— RECORDED DATA —
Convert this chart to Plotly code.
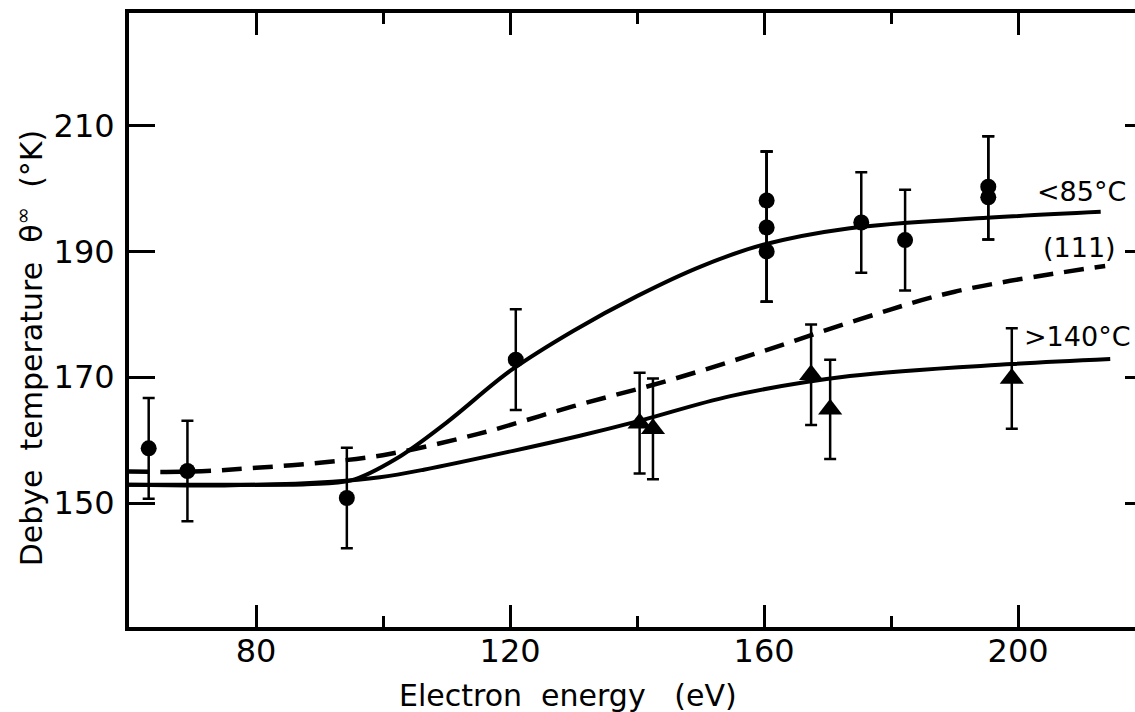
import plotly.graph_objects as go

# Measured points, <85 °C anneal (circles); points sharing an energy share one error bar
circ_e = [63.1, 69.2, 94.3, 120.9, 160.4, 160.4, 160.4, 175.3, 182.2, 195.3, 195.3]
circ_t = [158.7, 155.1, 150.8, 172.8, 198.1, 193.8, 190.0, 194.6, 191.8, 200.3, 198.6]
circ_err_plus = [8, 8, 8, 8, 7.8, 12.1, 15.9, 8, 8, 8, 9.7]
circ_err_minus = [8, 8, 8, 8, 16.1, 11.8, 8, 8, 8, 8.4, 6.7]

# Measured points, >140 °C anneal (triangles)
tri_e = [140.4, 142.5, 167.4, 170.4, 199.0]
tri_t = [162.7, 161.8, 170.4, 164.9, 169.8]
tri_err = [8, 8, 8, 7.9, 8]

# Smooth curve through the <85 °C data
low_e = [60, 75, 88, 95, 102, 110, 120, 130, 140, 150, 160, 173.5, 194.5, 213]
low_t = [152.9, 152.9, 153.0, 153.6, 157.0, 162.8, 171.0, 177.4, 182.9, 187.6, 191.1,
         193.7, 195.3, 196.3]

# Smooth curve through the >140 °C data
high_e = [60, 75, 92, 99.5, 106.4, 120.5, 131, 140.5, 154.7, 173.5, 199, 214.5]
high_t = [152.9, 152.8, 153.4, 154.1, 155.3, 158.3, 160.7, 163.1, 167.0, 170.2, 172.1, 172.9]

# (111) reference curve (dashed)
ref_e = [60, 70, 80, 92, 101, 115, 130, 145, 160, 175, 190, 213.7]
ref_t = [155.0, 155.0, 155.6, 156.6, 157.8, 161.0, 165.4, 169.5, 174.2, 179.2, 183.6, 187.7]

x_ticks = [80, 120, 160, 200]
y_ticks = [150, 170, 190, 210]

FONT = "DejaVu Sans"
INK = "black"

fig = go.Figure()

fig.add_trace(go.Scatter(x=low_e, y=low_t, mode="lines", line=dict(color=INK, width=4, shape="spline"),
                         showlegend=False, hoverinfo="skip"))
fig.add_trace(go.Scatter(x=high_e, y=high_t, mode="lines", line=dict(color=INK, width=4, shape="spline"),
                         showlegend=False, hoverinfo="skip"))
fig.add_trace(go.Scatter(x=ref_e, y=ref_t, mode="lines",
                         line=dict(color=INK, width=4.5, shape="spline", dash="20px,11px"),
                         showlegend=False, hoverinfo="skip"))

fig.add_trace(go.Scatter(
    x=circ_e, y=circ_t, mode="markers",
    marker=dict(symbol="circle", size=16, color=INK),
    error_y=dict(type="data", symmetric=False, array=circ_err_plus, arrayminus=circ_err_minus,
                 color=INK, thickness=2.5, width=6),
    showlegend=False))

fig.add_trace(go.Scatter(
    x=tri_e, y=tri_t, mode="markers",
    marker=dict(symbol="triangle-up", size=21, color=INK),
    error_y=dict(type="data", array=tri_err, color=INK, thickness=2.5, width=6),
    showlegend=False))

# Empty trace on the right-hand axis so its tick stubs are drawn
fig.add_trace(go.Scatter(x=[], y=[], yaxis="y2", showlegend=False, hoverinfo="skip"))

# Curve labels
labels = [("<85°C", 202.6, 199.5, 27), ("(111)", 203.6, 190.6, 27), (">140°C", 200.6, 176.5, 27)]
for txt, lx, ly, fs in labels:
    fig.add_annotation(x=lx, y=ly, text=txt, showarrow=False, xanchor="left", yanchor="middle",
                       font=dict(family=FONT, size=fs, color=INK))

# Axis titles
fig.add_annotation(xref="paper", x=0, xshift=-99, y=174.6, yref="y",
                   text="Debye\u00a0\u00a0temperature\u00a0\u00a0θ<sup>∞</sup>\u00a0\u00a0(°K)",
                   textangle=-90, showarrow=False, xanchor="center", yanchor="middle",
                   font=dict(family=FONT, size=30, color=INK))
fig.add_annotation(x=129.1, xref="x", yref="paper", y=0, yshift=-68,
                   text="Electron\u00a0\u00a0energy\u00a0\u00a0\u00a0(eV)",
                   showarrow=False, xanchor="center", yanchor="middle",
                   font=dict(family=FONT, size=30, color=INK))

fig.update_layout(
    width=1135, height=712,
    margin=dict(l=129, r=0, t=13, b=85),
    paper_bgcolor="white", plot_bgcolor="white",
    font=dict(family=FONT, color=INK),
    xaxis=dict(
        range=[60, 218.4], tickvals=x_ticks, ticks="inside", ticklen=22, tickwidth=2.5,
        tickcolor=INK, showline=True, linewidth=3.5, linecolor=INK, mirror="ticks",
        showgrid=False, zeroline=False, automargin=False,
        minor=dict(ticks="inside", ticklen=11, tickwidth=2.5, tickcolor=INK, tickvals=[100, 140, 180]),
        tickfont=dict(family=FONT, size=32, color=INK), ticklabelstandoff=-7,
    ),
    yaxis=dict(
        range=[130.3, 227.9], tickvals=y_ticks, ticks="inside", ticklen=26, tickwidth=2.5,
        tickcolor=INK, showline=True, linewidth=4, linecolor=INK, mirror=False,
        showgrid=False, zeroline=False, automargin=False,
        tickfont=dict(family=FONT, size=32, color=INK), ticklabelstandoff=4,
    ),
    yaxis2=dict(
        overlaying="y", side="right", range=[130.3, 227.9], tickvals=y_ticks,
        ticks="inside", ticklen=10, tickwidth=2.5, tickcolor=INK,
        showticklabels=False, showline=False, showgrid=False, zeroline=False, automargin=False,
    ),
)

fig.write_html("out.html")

— REQUIREMENTS —
Output exactly the span of lines from the top of the listing through the line holding "193.7, 195.3, 196.3]", and leave every picture out.

— WRITTEN SOLUTION —
Convert this chart to Plotly code.
import plotly.graph_objects as go

# Measured points, <85 °C anneal (circles); points sharing an energy share one error bar
circ_e = [63.1, 69.2, 94.3, 120.9, 160.4, 160.4, 160.4, 175.3, 182.2, 195.3, 195.3]
circ_t = [158.7, 155.1, 150.8, 172.8, 198.1, 193.8, 190.0, 194.6, 191.8, 200.3, 198.6]
circ_err_plus = [8, 8, 8, 8, 7.8, 12.1, 15.9, 8, 8, 8, 9.7]
circ_err_minus = [8, 8, 8, 8, 16.1, 11.8, 8, 8, 8, 8.4, 6.7]

# Measured points, >140 °C anneal (triangles)
tri_e = [140.4, 142.5, 167.4, 170.4, 199.0]
tri_t = [162.7, 161.8, 170.4, 164.9, 169.8]
tri_err = [8, 8, 8, 7.9, 8]

# Smooth curve through the <85 °C data
low_e = [60, 75, 88, 95, 102, 110, 120, 130, 140, 150, 160, 173.5, 194.5, 213]
low_t = [152.9, 152.9, 153.0, 153.6, 157.0, 162.8, 171.0, 177.4, 182.9, 187.6, 191.1,
         193.7, 195.3, 196.3]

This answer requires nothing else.